What to work on: Your task is to reproduce the material exactly.

----

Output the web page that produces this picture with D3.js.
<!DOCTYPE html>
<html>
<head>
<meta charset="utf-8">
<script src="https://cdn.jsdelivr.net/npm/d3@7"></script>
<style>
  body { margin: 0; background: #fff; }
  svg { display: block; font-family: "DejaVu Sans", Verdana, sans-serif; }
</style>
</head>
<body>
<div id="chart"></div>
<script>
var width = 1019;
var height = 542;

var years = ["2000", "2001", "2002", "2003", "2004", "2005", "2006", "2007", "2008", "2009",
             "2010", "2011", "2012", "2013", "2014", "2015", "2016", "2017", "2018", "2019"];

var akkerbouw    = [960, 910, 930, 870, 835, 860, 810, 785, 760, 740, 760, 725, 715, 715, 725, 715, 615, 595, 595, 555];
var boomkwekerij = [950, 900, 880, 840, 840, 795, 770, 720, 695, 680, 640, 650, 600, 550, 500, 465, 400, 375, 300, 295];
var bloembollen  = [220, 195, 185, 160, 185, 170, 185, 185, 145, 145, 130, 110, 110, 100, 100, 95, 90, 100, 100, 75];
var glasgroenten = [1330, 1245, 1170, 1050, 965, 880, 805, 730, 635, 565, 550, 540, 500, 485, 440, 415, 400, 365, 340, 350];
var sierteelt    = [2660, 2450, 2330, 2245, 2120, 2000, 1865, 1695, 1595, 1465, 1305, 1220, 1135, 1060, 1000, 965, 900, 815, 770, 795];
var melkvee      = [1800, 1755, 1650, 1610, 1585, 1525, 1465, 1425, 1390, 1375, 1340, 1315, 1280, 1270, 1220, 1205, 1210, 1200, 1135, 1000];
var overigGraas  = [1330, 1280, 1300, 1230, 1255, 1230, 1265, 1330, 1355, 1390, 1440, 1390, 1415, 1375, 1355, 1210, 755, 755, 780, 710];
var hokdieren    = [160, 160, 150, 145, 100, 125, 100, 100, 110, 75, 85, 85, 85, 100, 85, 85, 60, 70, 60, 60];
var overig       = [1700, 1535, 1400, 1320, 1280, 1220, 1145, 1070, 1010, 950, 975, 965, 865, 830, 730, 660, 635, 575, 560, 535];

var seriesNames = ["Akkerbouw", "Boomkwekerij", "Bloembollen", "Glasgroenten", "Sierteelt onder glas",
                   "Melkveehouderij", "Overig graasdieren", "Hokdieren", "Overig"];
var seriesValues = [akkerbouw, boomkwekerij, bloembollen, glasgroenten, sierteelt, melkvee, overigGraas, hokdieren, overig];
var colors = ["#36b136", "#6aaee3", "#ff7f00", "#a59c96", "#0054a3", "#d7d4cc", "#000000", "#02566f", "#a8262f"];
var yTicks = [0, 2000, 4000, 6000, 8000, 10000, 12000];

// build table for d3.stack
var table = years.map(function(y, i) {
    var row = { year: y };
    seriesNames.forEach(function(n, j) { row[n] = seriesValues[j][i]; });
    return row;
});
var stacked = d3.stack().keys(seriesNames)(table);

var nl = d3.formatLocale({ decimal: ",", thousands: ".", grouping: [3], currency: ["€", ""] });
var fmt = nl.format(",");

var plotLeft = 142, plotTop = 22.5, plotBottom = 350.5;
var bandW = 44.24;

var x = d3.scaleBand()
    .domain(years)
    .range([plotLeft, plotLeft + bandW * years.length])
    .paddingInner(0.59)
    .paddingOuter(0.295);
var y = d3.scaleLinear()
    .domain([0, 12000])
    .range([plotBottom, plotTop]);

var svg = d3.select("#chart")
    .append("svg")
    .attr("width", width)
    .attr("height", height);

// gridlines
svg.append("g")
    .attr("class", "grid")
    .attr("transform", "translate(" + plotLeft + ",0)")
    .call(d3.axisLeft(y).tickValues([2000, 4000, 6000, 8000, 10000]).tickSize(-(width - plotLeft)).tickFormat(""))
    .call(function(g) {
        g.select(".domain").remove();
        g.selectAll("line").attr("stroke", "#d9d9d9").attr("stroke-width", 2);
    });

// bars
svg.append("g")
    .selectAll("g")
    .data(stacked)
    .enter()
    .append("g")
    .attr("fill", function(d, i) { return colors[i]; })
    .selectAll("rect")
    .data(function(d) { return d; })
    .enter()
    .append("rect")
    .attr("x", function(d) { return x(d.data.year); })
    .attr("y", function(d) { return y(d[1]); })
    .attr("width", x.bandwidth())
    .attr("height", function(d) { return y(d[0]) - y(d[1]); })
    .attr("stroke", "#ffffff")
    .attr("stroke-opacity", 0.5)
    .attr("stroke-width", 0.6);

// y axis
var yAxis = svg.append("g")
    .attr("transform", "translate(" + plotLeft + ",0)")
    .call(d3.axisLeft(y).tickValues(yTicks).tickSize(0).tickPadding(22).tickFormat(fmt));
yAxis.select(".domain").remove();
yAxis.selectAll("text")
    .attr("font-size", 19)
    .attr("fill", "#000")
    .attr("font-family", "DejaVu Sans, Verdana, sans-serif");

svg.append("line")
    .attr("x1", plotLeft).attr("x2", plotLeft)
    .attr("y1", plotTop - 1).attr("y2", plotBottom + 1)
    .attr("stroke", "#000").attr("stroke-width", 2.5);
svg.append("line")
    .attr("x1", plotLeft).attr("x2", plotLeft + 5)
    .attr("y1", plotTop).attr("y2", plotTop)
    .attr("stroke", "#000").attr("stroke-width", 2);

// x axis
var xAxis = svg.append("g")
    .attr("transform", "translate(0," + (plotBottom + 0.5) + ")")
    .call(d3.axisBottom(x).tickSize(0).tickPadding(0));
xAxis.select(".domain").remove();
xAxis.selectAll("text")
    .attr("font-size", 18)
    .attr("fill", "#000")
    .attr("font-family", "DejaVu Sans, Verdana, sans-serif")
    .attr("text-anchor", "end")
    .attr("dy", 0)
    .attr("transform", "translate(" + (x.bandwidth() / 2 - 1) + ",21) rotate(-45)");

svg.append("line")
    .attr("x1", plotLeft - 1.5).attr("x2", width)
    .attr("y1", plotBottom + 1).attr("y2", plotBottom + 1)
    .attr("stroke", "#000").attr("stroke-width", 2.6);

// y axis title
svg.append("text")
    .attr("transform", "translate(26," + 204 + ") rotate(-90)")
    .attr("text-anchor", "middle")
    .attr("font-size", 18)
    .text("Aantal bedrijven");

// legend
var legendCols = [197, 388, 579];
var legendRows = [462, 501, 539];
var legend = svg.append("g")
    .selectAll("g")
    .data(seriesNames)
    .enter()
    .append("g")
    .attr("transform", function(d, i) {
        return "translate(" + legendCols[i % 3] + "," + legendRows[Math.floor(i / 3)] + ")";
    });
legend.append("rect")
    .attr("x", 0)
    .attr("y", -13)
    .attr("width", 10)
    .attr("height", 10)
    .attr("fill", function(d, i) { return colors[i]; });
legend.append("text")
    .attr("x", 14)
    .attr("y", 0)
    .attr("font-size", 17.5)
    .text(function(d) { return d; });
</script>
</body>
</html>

----

Reply:
Output the web page that produces this picture with D3.js.
<!DOCTYPE html>
<html>
<head>
<meta charset="utf-8">
<script src="https://cdn.jsdelivr.net/npm/d3@7"></script>
<style>
  body { margin: 0; background: #fff; }
  svg { display: block; font-family: "DejaVu Sans", Verdana, sans-serif; }
</style>
</head>
<body>
<div id="chart"></div>
<script>
var width = 1019;
var height = 542;

var years = ["2000", "2001", "2002", "2003", "2004", "2005", "2006", "2007", "2008", "2009",
             "2010", "2011", "2012", "2013", "2014", "2015", "2016", "2017", "2018", "2019"];

var akkerbouw    = [960, 910, 930, 870, 835, 860, 810, 785, 760, 740, 760, 725, 715, 715, 725, 715, 615, 595, 595, 555];
var boomkwekerij = [950, 900, 880, 840, 840, 795, 770, 720, 695, 680, 640, 650, 600, 550, 500, 465, 400, 375, 300, 295];
var bloembollen  = [220, 195, 185, 160, 185, 170, 185, 185, 145, 145, 130, 110, 110, 100, 100, 95, 90, 100, 100, 75];
var glasgroenten = [1330, 1245, 1170, 1050, 965, 880, 805, 730, 635, 565, 550, 540, 500, 485, 440, 415, 400, 365, 340, 350];
var sierteelt    = [2660, 2450, 2330, 2245, 2120, 2000, 1865, 1695, 1595, 1465, 1305, 1220, 1135, 1060, 1000, 965, 900, 815, 770, 795];
var melkvee      = [1800, 1755, 1650, 1610, 1585, 1525, 1465, 1425, 1390, 1375, 1340, 1315, 1280, 1270, 1220, 1205, 1210, 1200, 1135, 1000];
var overigGraas  = [1330, 1280, 1300, 1230, 1255, 1230, 1265, 1330, 1355, 1390, 1440, 1390, 1415, 1375, 1355, 1210, 755, 755, 780, 710];
var hokdieren    = [160, 160, 150, 145, 100, 125, 100, 100, 110, 75, 85, 85, 85, 100, 85, 85, 60, 70, 60, 60];
var overig       = [1700, 1535, 1400, 1320, 1280, 1220, 1145, 1070, 1010, 950, 975, 965, 865, 830, 730, 660, 635, 575, 560, 535];

var seriesNames = ["Akkerbouw", "Boomkwekerij", "Bloembollen", "Glasgroenten", "Sierteelt onder glas",
                   "Melkveehouderij", "Overig graasdieren", "Hokdieren", "Overig"];
var seriesValues = [akkerbouw, boomkwekerij, bloembollen, glasgroenten, sierteelt, melkvee, overigGraas, hokdieren, overig];
var colors = ["#36b136", "#6aaee3", "#ff7f00", "#a59c96", "#0054a3", "#d7d4cc", "#000000", "#02566f", "#a8262f"];
var yTicks = [0, 2000, 4000, 6000, 8000, 10000, 12000];

// build table for d3.stack
var table = years.map(function(y, i) {
    var row = { year: y };
    seriesNames.forEach(function(n, j) { row[n] = seriesValues[j][i]; });
    return row;
});
var stacked = d3.stack().keys(seriesNames)(table);

var nl = d3.formatLocale({ decimal: ",", thousands: ".", grouping: [3], currency: ["€", ""] });
var fmt = nl.format(",");

var plotLeft = 142, plotTop = 22.5, plotBottom = 350.5;
var bandW = 44.24;

var x = d3.scaleBand()
    .domain(years)
    .range([plotLeft, plotLeft + bandW * years.length])
    .paddingInner(0.59)
    .paddingOuter(0.295);
var y = d3.scaleLinear()
    .domain([0, 12000])
    .range([plotBottom, plotTop]);

var svg = d3.select("#chart")
    .append("svg")
    .attr("width", width)
    .attr("height", height);

// gridlines
svg.append("g")
    .attr("class", "grid")
    .attr("transform", "translate(" + plotLeft + ",0)")
    .call(d3.axisLeft(y).tickValues([2000, 4000, 6000, 8000, 10000]).tickSize(-(width - plotLeft)).tickFormat(""))
    .call(function(g) {
        g.select(".domain").remove();
        g.selectAll("line").attr("stroke", "#d9d9d9").attr("stroke-width", 2);
    });

// bars
svg.append("g")
    .selectAll("g")
    .data(stacked)
    .enter()
    .append("g")
    .attr("fill", function(d, i) { return colors[i]; })
    .selectAll("rect")
    .data(function(d) { return d; })
    .enter()
    .append("rect")
    .attr("x", function(d) { return x(d.data.year); })
    .attr("y", function(d) { return y(d[1]); })
    .attr("width", x.bandwidth())
    .attr("height", function(d) { return y(d[0]) - y(d[1]); })
    .attr("stroke", "#ffffff")
    .attr("stroke-opacity", 0.5)
    .attr("stroke-width", 0.6);

// y axis
var yAxis = svg.append("g")
    .attr("transform", "translate(" + plotLeft + ",0)")
    .call(d3.axisLeft(y).tickValues(yTicks).tickSize(0).tickPadding(22).tickFormat(fmt));
yAxis.select(".domain").remove();
yAxis.selectAll("text")
    .attr("font-size", 19)
    .attr("fill", "#000")
    .attr("font-family", "DejaVu Sans, Verdana, sans-serif");

svg.append("line")
    .attr("x1", plotLeft).attr("x2", plotLeft)
    .attr("y1", plotTop - 1).attr("y2", plotBottom + 1)
    .attr("stroke", "#000").attr("stroke-width", 2.5);
svg.append("line")
    .attr("x1", plotLeft).attr("x2", plotLeft + 5)
    .attr("y1", plotTop).attr("y2", plotTop)
    .attr("stroke", "#000").attr("stroke-width", 2);

// x axis
var xAxis = svg.append("g")
    .attr("transform", "translate(0," + (plotBottom + 0.5) + ")")
    .call(d3.axisBottom(x).tickSize(0).tickPadding(0));
xAxis.select(".domain").remove();
xAxis.selectAll("text")
    .attr("font-size", 18)
    .attr("fill", "#000")
    .attr("font-family", "DejaVu Sans, Verdana, sans-serif")
    .attr("text-anchor", "end")
    .attr("dy", 0)
    .attr("transform", "translate(" + (x.bandwidth() / 2 - 1) + ",21) rotate(-45)");

svg.append("line")
    .attr("x1", plotLeft - 1.5).attr("x2", width)
    .attr("y1", plotBottom + 1).attr("y2", plotBottom + 1)
    .attr("stroke", "#000").attr("stroke-width", 2.6);

// y axis title
svg.append("text")
    .attr("transform", "translate(26," + 204 + ") rotate(-90)")
    .attr("text-anchor", "middle")
    .attr("font-size", 18)
    .text("Aantal bedrijven");

// legend
var legendCols = [197, 388, 579];
var legendRows = [462, 501, 539];
var legend = svg.append("g")
    .selectAll("g")
    .data(seriesNames)
    .enter()
    .append("g")
    .attr("transform", function(d, i) {
        return "translate(" + legendCols[i % 3] + "," + legendRows[Math.floor(i / 3)] + ")";
    });
legend.append("rect")
    .attr("x", 0)
    .attr("y", -13)
    .attr("width", 10)
    .attr("height", 10)
    .attr("fill", function(d, i) { return colors[i]; });
legend.append("text")
    .attr("x", 14)
    .attr("y", 0)
    .attr("font-size", 17.5)
    .text(function(d) { return d; });
</script>
</body>
</html>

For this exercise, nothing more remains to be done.